Mazda 2 1.5 petrol 2015 review
First drive of production spec Mazda 2 fitted with entry-level petrol engine
Mazda’s hot run of form is showing no signs of coming to an end. We’ll have to wait until we get the two head to head in the UK with the Ford Fiesta to see which handles better, but it’s going to be close. Slight refinement issues aside, the 1.5 SKYACTIV is a cracking engine, while the rest of the package is stylish, interesting, offers good value for money and is great fun to drive. Diesel versions offer better economy but cost more, while the higher-powered 89bhp 1.5 petrol is the best all-rounder, but if you’re on a budget, this 74bhp version should be near the top of your list.
We’re already big fans of the all-new Mazda 2, having driven a pair of pre-production versions late last year. But this is our first chance behind the wheel of the full production spec car, and fitted with the entry-level petrol engine. You can order the Mazda 2 with a 1.5-litre SKYACTIV-G petrol producing 89bhp or 113bhp further up the range, but for entry-grade S and mid-grade SE-L versions, the 1.5 can be selected with a more modest 74bhp and 135Nm of torque. As a result it takes 12.1 seconds from 0-62mph, returns fuel economy of 60.1mpg and, with CO2 emissions of 110g/km, slots into tax band B meaning a year’s road tax costs just £20.
Just like its more powerful brothers, and the upgraded 129bhp version we drove in the new MX-5 last week, the 74bhp 1.5 is well suited to the job in hand. With just 74bhp, the 2 feels a little sluggish from a standstill, but once past 2,000rpm, the power kicks in and the engine revs cleanly all the way up 7,000rpm. We wouldn’t get too close to that red line, however – the dinky engine gets vocal past 4,000rpm and it’s a din that quickly gets tiresome. But there’s no doubt it’s a willing engine that loves to rev, even if it’s noisy when doing so.
• Best small cars on the market Show it a series of corners and, as we’ve come to expect from all modern Mazdas, the handling has a sparkle to it that few rivals can match. It’s brilliantly agile, there’s loads of grip and the steering is direct, if a bit light. The five-speed box has a precise mechanical action, just like the MX-5, that makes changing gears a pleasure.
Once at cruising speed, the long-geared five-speed manual helps to settle the car down, and thanks to 15-inch wheels shod in tyres with deep sidewalls and good sound insulation, inside is a hushed and comfortable place to be. The 74bhp 1.5 comes in two trim levels – base SE and mid-spec SE-L. Go for the SE at £11,995 and you’ll get electric mirrors, adjustable driver’s seat and a steering wheel with reach and rake adjustment plus audio controls. For £1,000 more, SE-L adds alloy wheels, fog lamps, heated folding mirrors, leather steering wheel and gearknob, 60:40 split rear seats and Bluetooth.
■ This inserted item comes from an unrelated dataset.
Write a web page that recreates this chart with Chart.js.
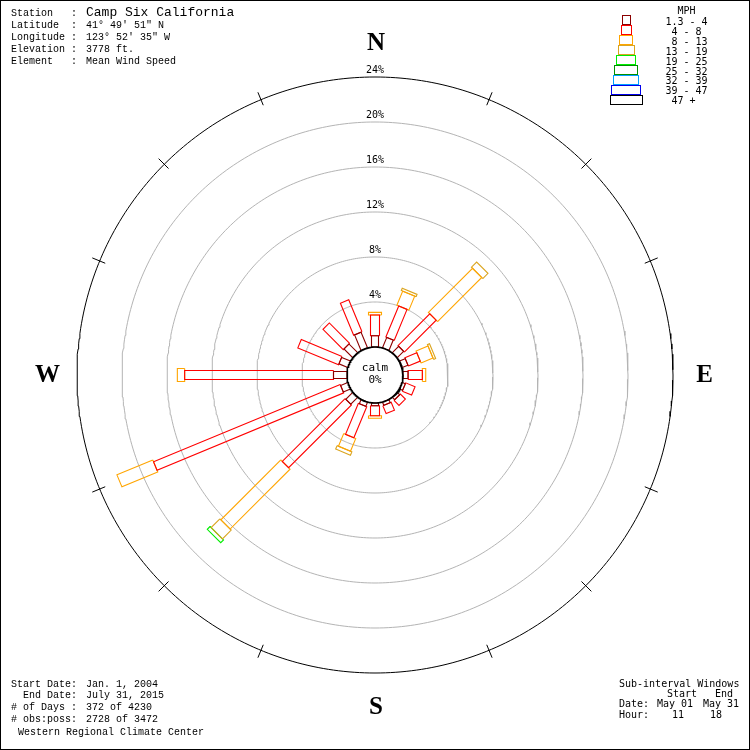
<!DOCTYPE html>
<html><head><meta charset="utf-8">
<script src="https://cdn.jsdelivr.net/npm/chart.js@4/dist/chart.umd.min.js"></script>
<style>html,body{margin:0;padding:0;background:#fff}canvas{display:block}</style>
</head><body>
<canvas id="c" width="750" height="750"></canvas>
<script>
// ---------------- DATA ----------------
const directions = ['N','NNE','NE','ENE','E','ESE','SE','SSE','S','SSW','SW','WSW','W','WNW','NW','NNW'];
const speedClasses = ['1.3 - 4','4 - 8','8 - 13','13 - 19','19 - 25','25 - 32','32 - 39','39 - 47','47 +'];
// percent of observations, per direction, for each speed class (MPH)
const mph1_4   = [1.00,1.00,0.80,0.55,0.45,0.30,0.30,0.30,0.25,0.40,0.87,0.69,1.20,0.85,1.10,1.50];
const mph4_8   = [1.84,2.99,4.00,1.15,1.27,0.90,0.63,0.76,0.88,2.99,7.90,17.96,13.23,3.92,2.55,3.08];
const mph8_13  = [0.24,1.35,5.55,1.15,0.30,0,0,0,0.23,1.21,7.53,3.45,0.65,0,0,0];
const mph13_19 = [0,0.22,0.65,0.20,0,0,0,0,0,0.33,1.10,0,0,0,0,0];
const mph19_25 = [0,0,0,0,0,0,0,0,0,0,0.35,0,0,0,0,0];
const mph25_32 = [0,0,0,0,0,0,0,0,0,0,0,0,0,0,0,0];
const mph32_39 = [0,0,0,0,0,0,0,0,0,0,0,0,0,0,0,0];
const mph39_47 = [0,0,0,0,0,0,0,0,0,0,0,0,0,0,0,0];
const mph47up  = [0,0,0,0,0,0,0,0,0,0,0,0,0,0,0,0];
const calmPercent = 0;
const ringValues = [4,8,12,16,20,24];
const ringLabels = ['4%','8%','12%','16%','20%','24%'];

const stationInfo = [
  ['Station   :','Camp Six California'],
  ['Latitude  :','41\u00b0 49\' 51" N'],
  ['Longitude :','123\u00b0 52\' 35" W'],
  ['Elevation :','3778 ft.'],
  ['Element   :','Mean Wind Speed']
];
const periodInfo = [
  ['Start Date:','Jan. 1, 2004'],
  ['  End Date:','July 31, 2015'],
  ['# of Days :','372 of 4230'],
  ['# obs:poss:','2728 of 3472']
];

// ---------------- STYLE ----------------
const classSeries = [mph1_4,mph4_8,mph8_13,mph13_19,mph19_25,mph25_32,mph32_39,mph39_47,mph47up];
const classColors = ['#8b0000','#ff0000','#ffa500','#daa520','#00ee00','#009000','#00a0ff','#0000ee','#000000'];
const classWidthsPx = [7,9,13,16,19,23,25,29,32];
const PX_PER_PCT = 11.25;
const CALM_PX = 28;
const CALM = CALM_PX / PX_PER_PCT;      // calm circle radius in percent units
const HALF = 375 / PX_PER_PCT;

function rectPoly(angleDeg, r0, r1, halfW){
  const t = angleDeg*Math.PI/180;
  const ux = Math.sin(t), uy = Math.cos(t);
  const px = Math.cos(t), py = -Math.sin(t);
  return [
    {x:r0*ux+halfW*px, y:r0*uy+halfW*py},
    {x:r1*ux+halfW*px, y:r1*uy+halfW*py},
    {x:r1*ux-halfW*px, y:r1*uy-halfW*py},
    {x:r0*ux-halfW*px, y:r0*uy-halfW*py},
    {x:r0*ux+halfW*px, y:r0*uy+halfW*py}
  ];
}
function circlePts(r){
  const pts=[];
  for(let a=0;a<=360;a+=1){const t=a*Math.PI/180;pts.push({x:r*Math.sin(t),y:r*Math.cos(t)});}
  return pts;
}

const datasets = [];
// rings
ringValues.forEach((v,i)=>{
  datasets.push({data:circlePts(CALM+v), borderColor: i===ringValues.length-1?'#000':'#b4b4b4',
    borderWidth:1, order:3});
});
// bars
directions.forEach((d,di)=>{
  const ang = di*22.5;
  let cum = CALM + calmPercent;
  classSeries.forEach((series,ci)=>{
    const v = series[di];
    if(v>0){
      datasets.push({data:rectPoly(ang,cum,cum+v,classWidthsPx[ci]/2/PX_PER_PCT),
        borderColor:classColors[ci], borderWidth:1.1, order:2});
      cum += v;
    }
  });
});
// calm circle
datasets.push({data:circlePts(CALM), borderColor:'#000', borderWidth:1.6, order:1});
datasets.forEach(ds=>{ds.showLine=true;ds.pointRadius=0;ds.fill=false;ds.tension=0;ds.borderJoinStyle='miter';});

const decor = {
  id:'decor',
  beforeDraw(chart){
    const c=chart.ctx; c.save(); c.fillStyle='#fff'; c.fillRect(0,0,chart.width,chart.height); c.restore();
  },
  afterDraw(chart){
    const c=chart.ctx, xs=chart.scales.x, ys=chart.scales.y;
    const P=(x,y)=>[xs.getPixelForValue(x), ys.getPixelForValue(y)];
    c.save();
    // outer ticks
    c.strokeStyle='#000'; c.lineWidth=1;
    for(let k=0;k<16;k++){
      if(k%4===0) continue;
      const t=k*22.5*Math.PI/180;
      const r0=(CALM_PX+24*PX_PER_PCT-6)/PX_PER_PCT, r1=(CALM_PX+24*PX_PER_PCT+8)/PX_PER_PCT;
      const a=P(r0*Math.sin(t),r0*Math.cos(t)), b=P(r1*Math.sin(t),r1*Math.cos(t));
      c.beginPath(); c.moveTo(a[0],a[1]); c.lineTo(b[0],b[1]); c.stroke();
    }
    // ring labels
    c.fillStyle='#000'; c.textAlign='center'; c.textBaseline='middle';
    c.font='10px "DejaVu Sans Mono"';
    ringValues.forEach((v,i)=>{const p=P(0,CALM+v); c.fillText(ringLabels[i], p[0], p[1]-7);});
    // calm label
    c.font='11px "DejaVu Sans Mono"';
    const cp=P(0,0);
    c.fillText('calm', cp[0], cp[1]-7);
    c.fillText(calmPercent+'%', cp[0], cp[1]+5);
    // cardinal letters
    c.font='bold 25px "Liberation Serif"';
    const cr=(CALM_PX+24*PX_PER_PCT+34)/PX_PER_PCT;
    [['N',0],['E',90],['S',180],['W',270]].forEach(([t,a])=>{
      const r = (a===0||a===180)?cr:(cr-0.3);
      const rad=a*Math.PI/180; const p=P(r*Math.sin(rad), r*Math.cos(rad));
      c.fillText(t,p[0]+1,p[1]+1);
    });
    // station info
    c.textAlign='left';
    stationInfo.forEach((row,i)=>{
      const y=13+i*12;
      c.font='10px "Liberation Mono"'; c.fillText(row[0],11,y);
      c.font=(i===0?'13px':'10px')+' "Liberation Mono"'; c.fillText(row[1],86,y);
    });
    periodInfo.forEach((row,i)=>{
      const y=684+i*11.8;
      c.font='10px "Liberation Mono"'; c.fillText(row[0],11,y); c.fillText(row[1],86,y);
    });
    c.fillText('Western Regional Climate Center',18,732);
    // sub-interval windows
    c.font='10px "DejaVu Sans Mono"';
    c.fillText('Sub-interval Windows',619,684);
    c.fillText('Start',667,694); c.fillText('End',715,694);
    c.fillText('Date:',619,704); c.fillText('May 01',657,704); c.fillText('May 31',703,704);
    c.fillText('Hour:',619,715); c.fillText('11',672,715); c.fillText('18',710,715);
    // legend
    c.fillText('  MPH',665.5,11.5);
    const legTxt=['1.3 - 4',' 4 - 8',' 8 - 13','13 - 19','19 - 25','25 - 32','32 - 39','39 - 47',' 47 +'];
    const legW=[8,10,13,16,19,23,25,29,32];
    speedClasses.forEach((s,i)=>{
      c.strokeStyle=classColors[i]; c.lineWidth=1;
      const w=legW[i];
      c.strokeRect(Math.round(625.5-w/2)+0.5, 15.5+i*10, w, 9);
      c.fillStyle='#000';
      c.fillText(legTxt[i],665.5,22.5+i*9.9);
    });
    // frame
    c.strokeStyle='#000'; c.lineWidth=1; c.strokeRect(0.5,0.5,749,749);
    c.restore();
  }
};

new Chart(document.getElementById('c'),{
  type:'scatter',
  data:{datasets},
  options:{
    responsive:false, animation:false, devicePixelRatio:1,
    layout:{padding:0},
    scales:{
      x:{type:'linear',min:-HALF,max:HALF,display:false},
      y:{type:'linear',min:-HALF,max:HALF,display:false}
    },
    plugins:{legend:{display:false},tooltip:{enabled:false}},
    events:[]
  },
  plugins:[decor]
});
</script>
</body></html>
Both pack a lot of kit for not a lot of money and their reasonable price tags are further backed up with stylish looks. The 2 carries on the ‘Kodo’ design language first seen on the larger Mazda 3, 6 and CX-5 models, and works particularly well on such as small car – the bold front leads onto sharp creases on the sides and there’s a swoopy roofline. A squat rear-end nicely finishes off the sporty look.
It’s really only the dashboard plastics that let the side down for us. While the design is pleasantly different from the competition, you won’t find many soft-touch plastics to prod on this entry-level car. Things improve on the higher trim grades, but here there are vast swathes of scratchy and hard plastics. And it’s not the roomiest either – while there’s plenty of space for six-footers up front, the new Hyundai i20 trumps the Mazda 2 in the rear and headroom in the back is a bit tight. Space in the boot measures 280 litres – just 10 litres less than a Fiesta –– which is adequate. Mazda feels UK buyers will more likely opt for the higher-powered 89bhp version, and we’d agree it’s the better option. But, if you only have around £13,000 to spend and you want a fun to drive supermini that’s a bit more stylish than a Fiesta, the new Mazda 2 is a well-rounded and very likeable little car.